Online social game company Zynga plans to raise $1.5 billion to $2 billion in an initial public offering and could file paperwork with U.S. regulators as soon as Wednesday, a source familiar with the situation said on Tuesday.
Zynga, the company behind a series of popular games on Facebook including FarmVille and Mafia Wars, has more than 215 million monthly active users, according to its website. It is the top games publisher on Facebook and its revenue mainly comes from selling virtual items such as tractors and weapons in games that users can play on their computers.
Its IPO would be the latest in a string of social media companies to take advantage of rebounding equity markets.
Zynga is expected to float only a small portion of its shares and the IPO could value the company as high as $15 billion to $20 billion, the source said.
Morgan Stanley is expected to lead underwriters on the IPO, with Goldman Sachs, Bank of America Merrill Lynch, Barclays and JPMorgan also expected to be among the underwriters, the source said.
The source declined to be named because the information is not public. The banks and Zynga declined to comment.
Zynga has also held talks with banks about a credit facility of at least $1 billion, according to CNBC, which first reported the news.
Zynga would follow LinkedIn Corp and China’s Renren Inc, who were first to test the public markets in May. Today, LinkedIn is above its IPO price, but down from its highs, while Renren has lost nearly half of its value since its IPO.
Some investors are already expecting Zynga’s IPO to surpass LinkedIn’s because of its steady revenue stream.
A few months ago, Zynga’s annual revenue was estimated to be about $1 billion, according to Sterne Agee analyst Arvind Bhatia who has said that the number could be higher now. This estimate would be higher than LinkedIn’s annual revenue.
Bhatia said in a recent interview that Zynga should move quickly to go public because of the current market appetite for IPOs of Internet-based companies and that if it waits six months, “the conditions may not be as favorable.”

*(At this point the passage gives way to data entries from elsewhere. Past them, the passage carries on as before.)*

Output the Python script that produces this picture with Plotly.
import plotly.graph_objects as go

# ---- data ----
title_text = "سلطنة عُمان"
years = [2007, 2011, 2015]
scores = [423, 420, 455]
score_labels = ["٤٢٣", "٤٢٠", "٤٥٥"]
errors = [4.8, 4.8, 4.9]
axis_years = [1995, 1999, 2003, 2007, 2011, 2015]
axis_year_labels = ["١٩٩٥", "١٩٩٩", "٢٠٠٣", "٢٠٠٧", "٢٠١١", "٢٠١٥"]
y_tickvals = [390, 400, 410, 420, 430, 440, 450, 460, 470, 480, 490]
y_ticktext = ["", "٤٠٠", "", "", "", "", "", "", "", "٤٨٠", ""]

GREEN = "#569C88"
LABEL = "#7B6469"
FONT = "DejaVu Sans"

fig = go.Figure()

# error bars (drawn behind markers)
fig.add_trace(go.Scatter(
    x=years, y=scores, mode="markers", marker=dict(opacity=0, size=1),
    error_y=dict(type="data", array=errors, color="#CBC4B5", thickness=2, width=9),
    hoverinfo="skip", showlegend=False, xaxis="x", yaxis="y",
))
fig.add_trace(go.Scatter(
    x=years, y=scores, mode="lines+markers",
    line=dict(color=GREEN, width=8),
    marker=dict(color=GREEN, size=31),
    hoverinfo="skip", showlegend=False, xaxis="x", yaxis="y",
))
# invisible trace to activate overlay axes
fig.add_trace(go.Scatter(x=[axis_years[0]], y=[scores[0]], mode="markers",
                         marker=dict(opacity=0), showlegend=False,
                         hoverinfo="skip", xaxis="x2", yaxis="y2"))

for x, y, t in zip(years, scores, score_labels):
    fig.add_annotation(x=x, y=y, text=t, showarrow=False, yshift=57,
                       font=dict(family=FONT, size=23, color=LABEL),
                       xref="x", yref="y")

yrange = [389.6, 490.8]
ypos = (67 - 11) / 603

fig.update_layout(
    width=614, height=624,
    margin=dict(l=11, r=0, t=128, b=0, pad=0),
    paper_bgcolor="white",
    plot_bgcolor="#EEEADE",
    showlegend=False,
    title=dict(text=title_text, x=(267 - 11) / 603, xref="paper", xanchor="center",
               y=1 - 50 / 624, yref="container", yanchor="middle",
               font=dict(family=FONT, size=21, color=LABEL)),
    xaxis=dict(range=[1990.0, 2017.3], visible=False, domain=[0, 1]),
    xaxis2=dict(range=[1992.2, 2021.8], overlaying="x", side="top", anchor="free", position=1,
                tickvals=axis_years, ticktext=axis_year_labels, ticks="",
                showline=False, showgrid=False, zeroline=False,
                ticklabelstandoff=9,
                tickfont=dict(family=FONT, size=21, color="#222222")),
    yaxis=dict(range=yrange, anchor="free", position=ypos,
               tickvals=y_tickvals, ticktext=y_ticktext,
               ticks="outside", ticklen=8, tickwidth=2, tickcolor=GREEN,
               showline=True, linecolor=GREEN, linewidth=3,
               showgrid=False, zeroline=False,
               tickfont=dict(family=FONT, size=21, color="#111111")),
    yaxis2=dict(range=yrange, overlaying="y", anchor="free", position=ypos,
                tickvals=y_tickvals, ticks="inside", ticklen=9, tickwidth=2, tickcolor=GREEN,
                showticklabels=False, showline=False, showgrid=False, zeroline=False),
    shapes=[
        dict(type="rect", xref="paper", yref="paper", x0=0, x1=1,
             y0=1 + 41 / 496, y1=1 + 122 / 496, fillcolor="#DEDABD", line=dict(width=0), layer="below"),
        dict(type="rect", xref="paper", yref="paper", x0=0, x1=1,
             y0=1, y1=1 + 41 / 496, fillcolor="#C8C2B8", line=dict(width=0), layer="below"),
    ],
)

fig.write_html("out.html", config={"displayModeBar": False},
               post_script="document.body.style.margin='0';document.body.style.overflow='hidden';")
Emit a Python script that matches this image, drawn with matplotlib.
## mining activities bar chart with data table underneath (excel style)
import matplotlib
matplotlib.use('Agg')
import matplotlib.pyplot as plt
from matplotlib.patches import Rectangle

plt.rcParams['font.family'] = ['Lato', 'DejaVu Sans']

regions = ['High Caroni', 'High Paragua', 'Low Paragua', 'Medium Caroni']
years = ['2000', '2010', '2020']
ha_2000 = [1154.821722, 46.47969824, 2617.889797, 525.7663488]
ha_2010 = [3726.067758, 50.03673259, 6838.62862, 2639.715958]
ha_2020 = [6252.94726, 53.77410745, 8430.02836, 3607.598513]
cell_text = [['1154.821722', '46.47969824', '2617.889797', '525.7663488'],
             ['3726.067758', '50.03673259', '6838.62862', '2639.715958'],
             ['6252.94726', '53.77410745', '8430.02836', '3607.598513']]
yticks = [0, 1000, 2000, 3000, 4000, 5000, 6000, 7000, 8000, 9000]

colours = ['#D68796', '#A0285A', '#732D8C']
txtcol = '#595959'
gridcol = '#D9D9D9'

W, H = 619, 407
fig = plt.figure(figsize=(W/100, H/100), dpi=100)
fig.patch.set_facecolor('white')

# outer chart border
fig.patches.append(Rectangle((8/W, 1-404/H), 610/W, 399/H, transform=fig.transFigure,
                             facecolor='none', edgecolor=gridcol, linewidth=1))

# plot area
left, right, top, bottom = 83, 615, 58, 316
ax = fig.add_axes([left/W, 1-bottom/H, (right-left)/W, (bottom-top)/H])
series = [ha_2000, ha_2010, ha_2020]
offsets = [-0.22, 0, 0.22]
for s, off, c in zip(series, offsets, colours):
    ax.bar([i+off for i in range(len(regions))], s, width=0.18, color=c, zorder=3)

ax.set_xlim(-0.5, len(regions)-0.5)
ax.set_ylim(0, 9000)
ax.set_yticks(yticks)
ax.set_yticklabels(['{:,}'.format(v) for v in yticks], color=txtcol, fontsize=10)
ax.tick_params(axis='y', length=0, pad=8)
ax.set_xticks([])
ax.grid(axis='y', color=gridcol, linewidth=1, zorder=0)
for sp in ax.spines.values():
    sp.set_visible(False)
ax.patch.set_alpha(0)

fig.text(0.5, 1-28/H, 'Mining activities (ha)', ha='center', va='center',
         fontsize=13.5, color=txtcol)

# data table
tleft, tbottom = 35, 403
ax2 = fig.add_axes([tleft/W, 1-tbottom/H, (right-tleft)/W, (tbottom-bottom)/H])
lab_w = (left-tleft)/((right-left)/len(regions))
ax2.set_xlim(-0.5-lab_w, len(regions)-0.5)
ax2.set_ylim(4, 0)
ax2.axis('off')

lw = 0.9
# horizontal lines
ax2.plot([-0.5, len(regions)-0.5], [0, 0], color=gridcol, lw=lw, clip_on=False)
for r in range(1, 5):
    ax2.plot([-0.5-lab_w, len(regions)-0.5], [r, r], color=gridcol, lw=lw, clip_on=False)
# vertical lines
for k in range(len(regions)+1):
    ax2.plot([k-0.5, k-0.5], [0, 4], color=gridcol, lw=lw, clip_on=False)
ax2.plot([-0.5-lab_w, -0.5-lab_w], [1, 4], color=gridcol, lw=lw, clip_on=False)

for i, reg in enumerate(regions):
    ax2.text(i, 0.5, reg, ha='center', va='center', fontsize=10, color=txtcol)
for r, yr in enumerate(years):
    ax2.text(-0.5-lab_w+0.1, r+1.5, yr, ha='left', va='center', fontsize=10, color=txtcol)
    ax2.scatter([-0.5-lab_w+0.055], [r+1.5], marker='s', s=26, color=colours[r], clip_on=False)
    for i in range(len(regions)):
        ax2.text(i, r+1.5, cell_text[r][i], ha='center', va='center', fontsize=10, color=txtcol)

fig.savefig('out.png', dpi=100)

Zynga could tap into investors’ growing frustration with traditional videogame companies, which have seen their share prices eroded in recent years. Zynga’s games have been eating into the $60.4 billion global video game industry — which largely consists of action or sports games played on consoles and TV sets.
Zynga, however, faces the same pitfalls as many video game companies, including the risk that interest in its games could drop off and shift toward a competitor’s wares.
Competitors of Zynga have also been preparing to file IPOs of their own, which could crowd the market. PopCap Games, which makes Facebook games, told Reuters earlier this year it was preparing to file by the end of the summer.
Earlier this month, online radio company Pandora Media Inc raised the proposed value of its IPO by almost 50 percent. Two days after Pandora’s stock debuted, it handed back its gains and was down nearly 20 percent.
Also this month, online daily deal site Groupon raced to file its IPO. The company said it wants to raise up to $750 million. Groupon disclosed in its filing that its staffing ballooned to more than 7,000 employees at the end of March from 37 in June 2009.